Just like wine and whisky the punch and flavour of any oyster…
WHERE TO FIND
Just like wine and whisky the punch and flavour of any oyster depend on the location and region of harvest. Two regions which come to mind when thinking of oysters are Santa Catarina in Brazil and France.
For years now, Santa Catarina oysters have been one of Brazil’s best-kept secrets, guarded fiercely by locals determined to preserve quality and sustainability. Oyster farming came to Florianópolis in the late 1980s as an experiment for local small-scale fishermen, who were struggling to survive on fishing alone. To their surprise, the oysters turned out beautifully—fat and firm, with a creamy texture, and a mildly briny, zesty flavour. And just like that, a small industry was born.
Tuscan-born chef, Paolo Lavezzini believes that "Santa Catarina has the best oysters because of the cold sea current coming in from southern Brazil and Patagonia. The lower temperature contributes to the growth of succulent, tasty, and iodised oysters, which really maintain the flavour of the ocean," Paolo says.
And because there are no large scale producers for these oysters, being in its infancy, you'd have to indulge in them and go to Brazil. The creme of the crop oysters are harvested by local farmers that are organised into cooperatives. And the market is just for the local restaurants, or their own to sell.

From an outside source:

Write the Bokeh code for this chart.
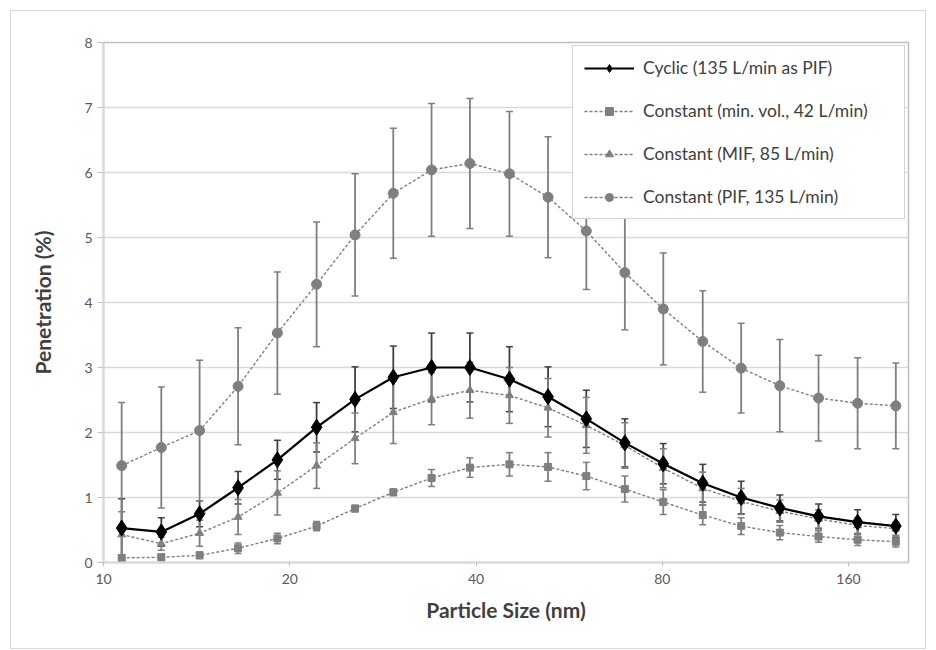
from bokeh.plotting import figure
from bokeh.models import (ColumnDataSource, Range1d, FixedTicker, NumeralTickFormatter,
                          Whisker, TeeHead, Legend, LegendItem)
from bokeh.embed import file_html
from bokeh.resources import INLINE

# Particle mobility diameters (nm)
size_nm = [10.7, 12.4, 14.3, 16.5, 19.1, 22.1, 25.5, 29.4, 33.9, 39.1, 45.3,
           52.3, 60.3, 69.6, 80.3, 93.0, 107.3, 123.9, 143.1, 165.5, 190.8]

# Penetration (%) and standard deviation per flow condition
cyclic = [0.53, 0.47, 0.75, 1.15, 1.58, 2.08, 2.51, 2.85, 3.00, 3.00, 2.82,
          2.55, 2.21, 1.84, 1.52, 1.22, 1.00, 0.84, 0.71, 0.62, 0.56]
cyclic_sd = [0.45, 0.22, 0.20, 0.25, 0.30, 0.38, 0.50, 0.48, 0.53, 0.53, 0.50,
             0.46, 0.44, 0.37, 0.31, 0.29, 0.25, 0.20, 0.19, 0.19, 0.18]

min_vol = [0.07, 0.08, 0.11, 0.22, 0.37, 0.56, 0.83, 1.08, 1.30, 1.46, 1.51,
           1.47, 1.33, 1.13, 0.93, 0.73, 0.56, 0.46, 0.40, 0.35, 0.32]
min_vol_sd = [0.05, 0.05, 0.05, 0.08, 0.08, 0.07, 0.05, 0.05, 0.13, 0.15, 0.18,
              0.22, 0.21, 0.20, 0.19, 0.15, 0.13, 0.11, 0.09, 0.09, 0.08]

mif = [0.43, 0.29, 0.45, 0.70, 1.07, 1.49, 1.91, 2.31, 2.52, 2.65, 2.57,
       2.38, 2.11, 1.80, 1.45, 1.14, 0.94, 0.79, 0.67, 0.57, 0.52]
mif_sd = [0.35, 0.10, 0.20, 0.27, 0.34, 0.35, 0.39, 0.48, 0.40, 0.43, 0.43,
          0.45, 0.43, 0.35, 0.30, 0.25, 0.20, 0.17, 0.14, 0.12, 0.10]

pif = [1.49, 1.77, 2.03, 2.71, 3.53, 4.28, 5.04, 5.68, 6.04, 6.14, 5.98,
       5.62, 5.10, 4.46, 3.90, 3.40, 2.99, 2.72, 2.53, 2.45, 2.41]
pif_sd = [0.97, 0.93, 1.08, 0.90, 0.94, 0.96, 0.94, 1.00, 1.02, 1.00, 0.96,
          0.93, 0.90, 0.88, 0.86, 0.78, 0.69, 0.71, 0.66, 0.70, 0.66]

x_ticks = [10, 20, 40, 80, 160]
y_ticks = [0, 1, 2, 3, 4, 5, 6, 7, 8]

labels = ["Cyclic (135 L/min as PIF)",
          "Constant (min. vol., 42 L/min)",
          "Constant (MIF, 85 L/min)",
          "Constant (PIF, 135 L/min)"]

FONT = "Lato"
GRAY = "#7f7f7f"

p = figure(width=916, height=639, x_axis_type="log",
           x_range=Range1d(10, 200), y_range=Range1d(0, 8),
           output_backend="svg", toolbar_location=None,
           min_border_left=92, min_border_right=19,
           min_border_top=31, min_border_bottom=88,
           margin=(10, 0, 0, 10))
p.styles = {"border": "1px solid #d9d9d9"}
p.background_fill_color = "white"
p.border_fill_color = "white"
p.outline_line_color = "#bfbfbf"
p.outline_line_width = 1.5

# axes
p.xaxis.ticker = FixedTicker(ticks=x_ticks)
p.xaxis.formatter = NumeralTickFormatter(format="0")
p.yaxis.ticker = FixedTicker(ticks=y_ticks)
for ax in (p.xaxis, p.yaxis):
    ax.axis_line_color = "#d9d9d9"
    ax.axis_line_width = 2
    ax.major_tick_line_color = "#bfbfbf"
    ax.major_tick_in = 0
    ax.minor_tick_line_color = None
    ax.major_label_text_font = FONT
    ax.major_label_text_font_size = "14px"
    ax.major_label_text_color = "#595959"
    ax.axis_label_text_font = FONT
    ax.axis_label_text_font_style = "bold"
    ax.axis_label_text_color = "#404040"
p.yaxis.major_tick_out = 6
p.xaxis.major_tick_out = 4
p.xaxis.major_label_standoff = 7
p.xaxis.axis_label = "Particle Size (nm)"
p.yaxis.axis_label = "Penetration (%)"
p.xaxis.axis_label_text_font_size = "21px"
p.yaxis.axis_label_text_font_size = "21px"
p.xaxis.axis_label_standoff = 10
p.yaxis.axis_label_standoff = 26

p.xgrid.visible = False
p.ygrid.grid_line_color = "#d9d9d9"
p.ygrid.grid_line_width = 1.5

series = [
    (cyclic, cyclic_sd, "black", "solid", "diamond", 16, 2.2, "#404040"),
    (min_vol, min_vol_sd, GRAY, "3 2", "square", 7, 1.4, GRAY),
    (mif, mif_sd, GRAY, "3 2", "triangle", 8, 1.4, GRAY),
    (pif, pif_sd, GRAY, "3 2", "circle", 10, 1.4, GRAY),
]

sources = []
for vals, sd, color, dash, marker, msize, lw, ecolor in series:
    src = ColumnDataSource(dict(
        x=size_nm, y=vals,
        upper=[v + s for v, s in zip(vals, sd)],
        lower=[v - s for v, s in zip(vals, sd)]))
    sources.append(src)
    p.add_layout(Whisker(source=src, base="x", upper="upper", lower="lower",
                         line_color=ecolor, line_width=1.8,
                         upper_head=TeeHead(size=7, line_color=ecolor, line_width=1.5),
                         lower_head=TeeHead(size=7, line_color=ecolor, line_width=1.5)))

# draw the gray series first so the cyclic curve sits on top
rends = {}
for i in [1, 2, 3, 0]:
    vals, sd, color, dash, marker, msize, lw, ecolor = series[i]
    src = sources[i]
    ln = p.line("x", "y", source=src, line_color=color, line_width=lw,
                line_dash=dash)
    sc = p.scatter("x", "y", source=src, marker=marker, size=msize,
                   fill_color=color, line_color=color)
    rends[i] = [ln, sc]
items = [LegendItem(label=labels[i], renderers=rends[i]) for i in range(4)]

legend = Legend(items=items, location="top_right", margin=3,
                padding=11, spacing=22, glyph_height=20, label_height=20,
                glyph_width=50, label_standoff=9, label_width=250,
                label_text_font=FONT, label_text_font_size="17.5px",
                label_text_color="#404040",
                border_line_color="#a6a6a6", border_line_width=1.5,
                background_fill_color="white", background_fill_alpha=1)
p.add_layout(legend)

open("out.html", "w").write(file_html(p, INLINE))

Perhaps this is a good thing because the locals are all about sustainability. Some of them even make sure to throw back the shells of these captured wonders, in order for them to grow back. It really is just nature at work.
So, is you're planning a trip to Santa Catarina, make sure to order oysters from Ostradamus, headed by Chef Jaime Barcelos. Everybody swears by their oysters and menu.
Fine de Claire is not a place, unlike Santa Catarina, but rather a natural method of breeding. You can grow oysters anywhere in France, but for it to be Fine de Claire, it has to have spent at least 28 days in knee-deep rectangular salt ponds (claire).
This makes the oyster develop a superior quality shell which makes for less fleshy meat. The oysters are soft, have higher liquid content and a sweeter taste.
France is the number one country in Europe in terms of oyster production and consumption, in fact, 86 per cent of what they produce they also consume. With an estimated $847 million in annual oyster sales, there are around 3,400 French oyster growers - so you know it's the country to beat.
Because it's everywhere in France, do you expect to find it on the menu, everywhere? Of course! You can even buy fresh oysters from seafood markets, with an average price of $13 per kilogram.
The mecca of French oysters is in Cancale, northern France. You can find quality oysters anywhere in this town. But if we're talking best-served oyster meal, then there's only one place to try- Huitrerie Regis. This restaurant offers exceptional Marennes Oleron oyster, which includes a Fine de Claire selection, of course.
And here's the secret, it's not as expensive as you think. It's going to cost at least $50 per person. The coast of France offers fantastic oyster experiences. Virtually anywhere along the French coastline (including the Mediterranean) delicious French oysters are served, and at a fraction of the cost of those in Paris. There is no finer experience than dining on oysters overlooking the Thau lagoon as the sun goes down.